◆ Written problem ◆
Transcribe every line exactly and omit anything that is a picture.

---*---

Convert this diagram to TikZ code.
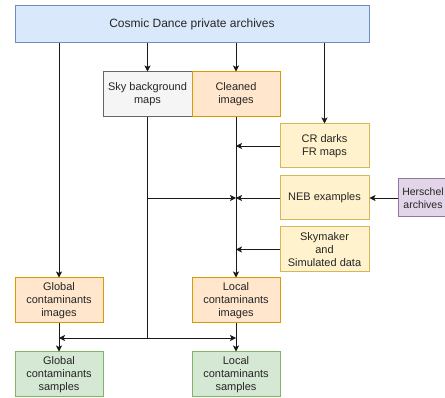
\documentclass[tikz,border=0pt]{standalone}
\usepackage{fontspec}
\setmainfont{Liberation Sans}
\usetikzlibrary{arrows.meta}
\definecolor{bfill}{HTML}{DAE8FC}\definecolor{bdraw}{HTML}{6C8EBF}
\definecolor{gfill}{HTML}{F5F5F5}\definecolor{gdraw}{HTML}{666666}
\definecolor{ofill}{HTML}{FFE6CC}\definecolor{odraw}{HTML}{D79B00}
\definecolor{yfill}{HTML}{FFF2CC}\definecolor{ydraw}{HTML}{D6B656}
\definecolor{pfill}{HTML}{E1D5E7}\definecolor{pdraw}{HTML}{9673A6}
\definecolor{nfill}{HTML}{D5E8D4}\definecolor{ndraw}{HTML}{82B366}
\tikzset{
  box/.style={draw, line width=1pt, minimum width=#1, align=center, inner sep=1pt,
    font=\fontsize{11}{13}\selectfont, text=black!85},
  bluebox/.style={box=354pt, fill=bfill, draw=bdraw, minimum height=37pt, font=\fontsize{12}{14}\selectfont},
  graybox/.style={box=89pt, fill=gfill, draw=gdraw, minimum height=45pt},
  orangebox/.style={box=88pt, fill=ofill, draw=odraw, minimum height=45pt},
  yellowbox/.style={box=89pt, fill=yfill, draw=ydraw, minimum height=44pt},
  purplebox/.style={box=50pt, fill=pfill, draw=pdraw, minimum height=38pt, font=\fontsize{10.5}{12.5}\selectfont},
  greenbox/.style={box=88pt, fill=nfill, draw=ndraw, minimum height=45pt},
  conn/.style={draw=black!90, line width=0.8pt},
  arr/.style={conn, -{Stealth[length=6pt,width=6pt,inset=1.5pt]}}
}
\begin{document}
\begin{tikzpicture}[x=1pt,y=-1pt]
\useasboundingbox (0,0) rectangle (445,398);
\node[bluebox] (top) at (192,24.5) {Cosmic Dance private archives};
\node[graybox] (sky) at (147.5,94.5) {Sky background\\maps};
\node[orangebox] (clean) at (236,94.5) {Cleaned\\images};
\node[yellowbox] (cr) at (324.5,146) {CR darks\\FR maps};
\node[yellowbox] (neb) at (324.5,198) {NEB examples};
\node[yellowbox, minimum height=45pt] (skym) at (324.5,249.5) {Skymaker\\and\\Simulated data};
\node[purplebox] (hers) at (423,198) {Herschel\\archives};
\node[orangebox] (gi) at (59,300.5) {Global\\contaminants\\images};
\node[orangebox] (li) at (236,300.5) {Local\\contaminants\\images};
\node[greenbox] (gs) at (59,374.5) {Global\\contaminants\\samples};
\node[greenbox] (ls) at (236,374.5) {Local\\contaminants\\samples};
\coordinate (j) at (sky |- 0,338);
% from top
\draw[arr] (top.south -| gi) -- (gi.north);
\draw[arr] (top.south -| sky) -- (sky.north);
\draw[arr] (top.south -| clean) -- (clean.north);
\draw[arr] (top.south -| cr) -- (cr.north);
% into cleaned line
\draw[arr] (clean.south) -- (li.north);
\draw[arr] (cr.west) -- (cr.west -| clean);
\draw[arr] (neb.west) -- (neb.west -| clean);
\draw[arr] (skym.west) -- (skym.west -| clean);
\draw[arr] (hers.west) -- (neb.east);
% sky background line
\draw[conn] (sky.south) -- (j);
\draw[arr] (sky |- neb) -- (clean |- neb);
\draw[arr] (j) -- (gi |- j);
\draw[arr] (j) -- (li |- j);
% to samples
\draw[arr] (gi.south) -- (gs.north);
\draw[arr] (li.south) -- (ls.north);
\end{tikzpicture}
\end{document}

---*---

◆ Task output ◆
Convert this diagram to TikZ code.
\documentclass[tikz,border=0pt]{standalone}
\usepackage{fontspec}
\setmainfont{Liberation Sans}
\usetikzlibrary{arrows.meta}
\definecolor{bfill}{HTML}{DAE8FC}\definecolor{bdraw}{HTML}{6C8EBF}
\definecolor{gfill}{HTML}{F5F5F5}\definecolor{gdraw}{HTML}{666666}
\definecolor{ofill}{HTML}{FFE6CC}\definecolor{odraw}{HTML}{D79B00}
\definecolor{yfill}{HTML}{FFF2CC}\definecolor{ydraw}{HTML}{D6B656}
\definecolor{pfill}{HTML}{E1D5E7}\definecolor{pdraw}{HTML}{9673A6}
\definecolor{nfill}{HTML}{D5E8D4}\definecolor{ndraw}{HTML}{82B366}
\tikzset{
  box/.style={draw, line width=1pt, minimum width=#1, align=center, inner sep=1pt,
    font=\fontsize{11}{13}\selectfont, text=black!85},
  bluebox/.style={box=354pt, fill=bfill, draw=bdraw, minimum height=37pt, font=\fontsize{12}{14}\selectfont},
  graybox/.style={box=89pt, fill=gfill, draw=gdraw, minimum height=45pt},
  orangebox/.style={box=88pt, fill=ofill, draw=odraw, minimum height=45pt},
  yellowbox/.style={box=89pt, fill=yfill, draw=ydraw, minimum height=44pt},
  purplebox/.style={box=50pt, fill=pfill, draw=pdraw, minimum height=38pt, font=\fontsize{10.5}{12.5}\selectfont},
  greenbox/.style={box=88pt, fill=nfill, draw=ndraw, minimum height=45pt},
  conn/.style={draw=black!90, line width=0.8pt},
  arr/.style={conn, -{Stealth[length=6pt,width=6pt,inset=1.5pt]}}
}
\begin{document}
\begin{tikzpicture}[x=1pt,y=-1pt]
\useasboundingbox (0,0) rectangle (445,398);
\node[bluebox] (top) at (192,24.5) {Cosmic Dance private archives};
\node[graybox] (sky) at (147.5,94.5) {Sky background\\maps};
\node[orangebox] (clean) at (236,94.5) {Cleaned\\images};
\node[yellowbox] (cr) at (324.5,146) {CR darks\\FR maps};
\node[yellowbox] (neb) at (324.5,198) {NEB examples};
\node[yellowbox, minimum height=45pt] (skym) at (324.5,249.5) {Skymaker\\and\\Simulated data};
\node[purplebox] (hers) at (423,198) {Herschel\\archives};
\node[orangebox] (gi) at (59,300.5) {Global\\contaminants\\images};
\node[orangebox] (li) at (236,300.5) {Local\\contaminants\\images};
\node[greenbox] (gs) at (59,374.5) {Global\\contaminants\\samples};
\node[greenbox] (ls) at (236,374.5) {Local\\contaminants\\samples};
\coordinate (j) at (sky |- 0,338);
% from top
\draw[arr] (top.south -| gi) -- (gi.north);
\draw[arr] (top.south -| sky) -- (sky.north);
\draw[arr] (top.south -| clean) -- (clean.north);
\draw[arr] (top.south -| cr) -- (cr.north);
% into cleaned line
\draw[arr] (clean.south) -- (li.north);
\draw[arr] (cr.west) -- (cr.west -| clean);
\draw[arr] (neb.west) -- (neb.west -| clean);
\draw[arr] (skym.west) -- (skym.west -| clean);
\draw[arr] (hers.west) -- (neb.east);
% sky background line
\draw[conn] (sky.south) -- (j);
\draw[arr] (sky |- neb) -- (clean |- neb);
\draw[arr] (j) -- (gi |- j);
\draw[arr] (j) -- (li |- j);
% to samples
\draw[arr] (gi.south) -- (gs.north);
\draw[arr] (li.south) -- (ls.north);
\end{tikzpicture}
\end{document}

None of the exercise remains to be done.